Unusually high air temperatures and a warm ocean have led to a record low Arctic sea ice extent for November, according to scientists at the National Snow and Ice Data Center (NSIDC) at the University of Colorado Boulder. In the Southern Hemisphere, Antarctic sea ice extent also hit a record low for the month, caused by moderately warm temperatures and a rapid shift in circumpolar winds.

“It looks like a triple whammy—a warm ocean, a warm atmosphere, and a wind pattern all working against the ice in the Arctic,” said NSIDC director Mark Serreze.

Arctic sea ice extent averaged 9.08 million square kilometers (3.51 million square miles) for November, 1.95 million square kilometers (753,000 square miles) below the 1981 to 2010 long-term average for the month.

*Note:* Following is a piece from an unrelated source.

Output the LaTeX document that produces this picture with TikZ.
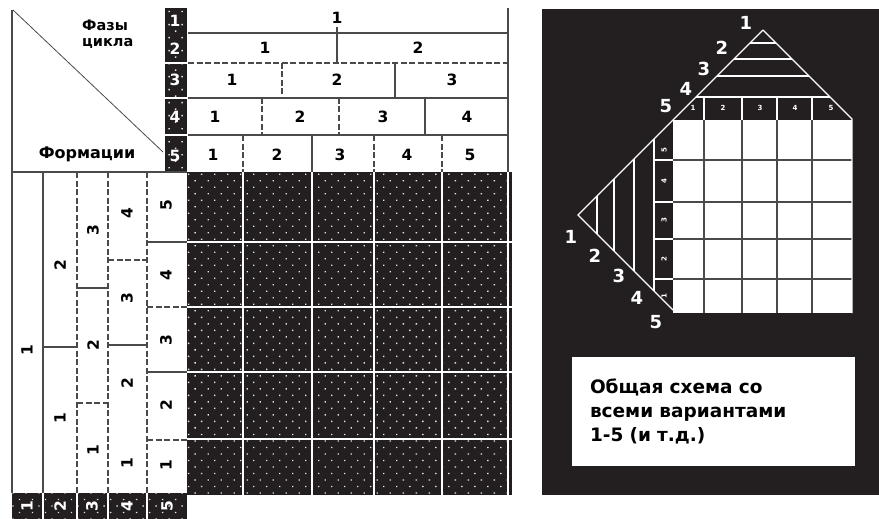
\documentclass[tikz,border=0pt]{standalone}
\usepackage{fontspec}
\setmainfont{DejaVu Sans}
\usepackage{xcolor}
\definecolor{cDark}{HTML}{231F20}
\definecolor{cLine}{HTML}{4A4A4A}
\definecolor{cDot}{HTML}{E6E6E6}
\usepackage{tikz}
\usetikzlibrary{patterns.meta}
\tikzset{
  cell-dark/.style={fill=cDark,postaction={pattern={Dots[distance=9.2pt,radius=0.95pt,angle=45]},pattern color=cDot}},
  rule-line/.style={draw=cLine,line width=1.1pt},
  rule-dash/.style={draw=cLine,line width=1.1pt,dash pattern=on 6pt off 2.5pt},
  rule-white/.style={draw=white,line width=1.2pt},
  rule-grid/.style={draw=cLine,line width=1.3pt},
  num-label/.style={font=\fontsize{15.5}{15.5}\selectfont\bfseries,inner sep=0pt},
  num-side/.style={num-label,rotate=90},
  num-inv/.style={num-label,text=white},
  num-inv-side/.style={num-inv,rotate=90},
  num-big/.style={font=\fontsize{18}{18}\selectfont\bfseries,text=white,inner sep=0pt},
  num-tiny/.style={font=\fontsize{7}{7}\selectfont\bfseries,text=white,inner sep=0pt},
  head-label/.style={font=\fontsize{14.5}{16}\selectfont\bfseries,inner sep=0pt,align=left},
  note-box/.style={fill=white,minimum width=283pt,minimum height=109pt,text width=247pt,
    inner xsep=18pt,align=left,font=\fontsize{18.5}{24}\selectfont\bfseries},
}
\begin{document}
\begin{tikzpicture}[x=1pt,y=-1pt]
  \useasboundingbox (0,0) rectangle (879,519);
  % dotted field with its white grid
  \path[cell-dark] (187,172) rectangle (512,495);
  \foreach \x in {243,312,374,442,508} \draw[rule-white] (\x,172) -- (\x,495);
  \foreach \y in {242,307,372,439} \draw[rule-white] (187,\y) -- (512,\y);
  % numbered strips
  \path[cell-dark] (165,8) rectangle (187,172);
  \foreach \y in {63,98,135} \draw[rule-white] (165,\y) -- (187,\y);
  \foreach \t/\y in {1/21,2/49,3/80,4/117,5/156} \node[num-inv] (row-\t) at (175,\y) {\t};
  \path[cell-dark] (12,493) rectangle (187,519);
  \foreach \x in {43,77,108,147} \draw[rule-white] (\x,493) -- (\x,519);
  \foreach \t/\x in {1/27,2/60,3/92,4/127,5/167} \node[num-inv-side] (col-\t) at (\x,506) {\t};
  % corner box
  \draw[rule-line] (12,10) -- (12,493);
  \draw[rule-line] (12,172) -- (187,172);
  \draw[draw=cLine,line width=0.8pt] (13,10) -- (163,152);
  \node[head-label,anchor=west] (phases) at (82,34) {Фазы\\цикла};
  \node[head-label,font=\fontsize{16}{16}\selectfont\bfseries] (forms) at (87,154) {Формации};
  % phases of the cycle
  \draw[rule-line] (508,8) -- (508,172);
  \draw[rule-line] (188,33) -- (508,33);
  \draw[rule-dash] (188,63) -- (508,63);
  \draw[rule-line] (188,98) -- (508,98);
  \draw[rule-line] (188,135) -- (508,135);
  \draw[rule-line] (337,27) -- (337,63);
  \draw[rule-dash] (282,63) -- (282,98);
  \draw[rule-line] (395,63) -- (395,98);
  \draw[rule-dash] (262,98) -- (262,135);
  \draw[rule-dash] (339,98) -- (339,135);
  \draw[rule-line] (425,98) -- (425,135);
  \draw[rule-dash] (243,135) -- (243,172);
  \draw[rule-line] (312,135) -- (312,172);
  \draw[rule-dash] (374,135) -- (374,172);
  \draw[rule-dash] (442,135) -- (442,172);
  \node[num-label] (ph-a1) at (337,18) {1};
  \foreach \t/\x in {1/265,2/418} \node[num-label] (ph-b\t) at (\x,48) {\t};
  \foreach \t/\x in {1/232,2/337,3/452} \node[num-label] (ph-c\t) at (\x,80) {\t};
  \foreach \t/\x in {1/215,2/300,3/383,4/467} \node[num-label] (ph-d\t) at (\x,117) {\t};
  \foreach \t/\x in {1/213,2/277,3/340,4/407,5/470} \node[num-label] (ph-e\t) at (\x,155) {\t};
  % formations
  \draw[rule-line] (43,172) -- (43,493);
  \draw[rule-dash] (77,172) -- (77,493);
  \draw[rule-dash] (108,172) -- (108,493);
  \draw[rule-dash] (147,172) -- (147,493);
  \draw[rule-line] (43,347) -- (77,347);
  \draw[rule-line] (77,288) -- (108,288);
  \draw[rule-dash] (77,403) -- (108,403);
  \draw[rule-dash] (108,260) -- (147,260);
  \draw[rule-line] (108,345) -- (147,345);
  \draw[rule-line] (147,242) -- (187,242);
  \draw[rule-dash] (147,307) -- (187,307);
  \draw[rule-line] (147,372) -- (187,372);
  \draw[rule-dash] (147,440) -- (187,440);
  \node[num-side] (fm-a1) at (27,350) {1};
  \foreach \t/\y in {2/265,1/418} \node[num-side] (fm-b\t) at (60,\y) {\t};
  \foreach \t/\y in {3/230,2/345,1/450} \node[num-side] (fm-c\t) at (93,\y) {\t};
  \foreach \t/\y in {4/213,3/298,2/383,1/463} \node[num-side] (fm-d\t) at (127,\y) {\t};
  \foreach \t/\y in {5/205,4/275,3/340,2/405,1/465} \node[num-side] (fm-e\t) at (166,\y) {\t};
  % general scheme
  \path[fill=cDark] (542,9) rectangle (879,495);
  \path[fill=white] (673,120) rectangle (852,313);
  \foreach \x in {704,742,777,812} \draw[rule-grid] (\x,120) -- (\x,313);
  \foreach \y in {160,202,239,279} \draw[rule-grid] (673,\y) -- (852,\y);
  \draw[rule-white] (763,30) -- (578,215) -- (673,310);
  \draw[rule-white] (763,30) -- (852,119) -- (852,313);
  \foreach \y in {43,59,76,97} \draw[rule-white] ({763-(\y-30)},\y) -- ({763+(\y-30)},\y);
  \foreach \x in {704,742,777,812} \draw[rule-white] (\x,97) -- (\x,120);
  \foreach \x in {597,614,634,654} \draw[rule-white] (\x,{215-(\x-578)}) -- (\x,{215+(\x-578)});
  \foreach \y in {160,202,239,279} \draw[rule-white] (654,\y) -- (673,\y);
  \foreach \t/\x in {1/693,2/723,3/760,4/795,5/831} \node[num-tiny] (hd-\t) at (\x,108) {\t};
  \foreach \t/\y in {5/150,4/181,3/220,2/259,1/296} \node[num-tiny,rotate=90] (sd-\t) at (664,\y) {\t};
  \foreach \t/\x/\y in {1/746/23,2/722/48,3/704/69,4/686/89,5/666/106} \node[num-big] (up-\t) at (\x,\y) {\t};
  \foreach \t/\x/\y in {1/571/237,2/595/256,3/619/276,4/637/298,5/656/322} \node[num-big] (lo-\t) at (\x,\y) {\t};
  \node[note-box] (note) at (713.5,411.5) {Общая схема со\\всеми вариантами\\1-5 (и т.д.)};
\end{tikzpicture}
\end{document}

Although the rate of Arctic ice growth was slightly faster than average, total extent actually decreased for a brief period in the middle of the month. The decrease in extent measured 50,000 square kilometers (19,300 square miles) and was observed mostly in the Barents Sea, an area of the Arctic Ocean north of Norway, Finland, and Eastern Russia.

NSIDC scientists said the decrease in extent is almost unprecedented for November in the satellite record; a less pronounced and brief retreat of 14,000 square kilometers (5,400 square miles) happened in 2013. November 2016 is now the seventh month this year to have hit a record low extent in the 38-year satellite monitoring period. The November extent was 3.2 standard deviations below the long-term average, a larger departure than observed in September 2012 when the Arctic summer minimum extent hit a record low.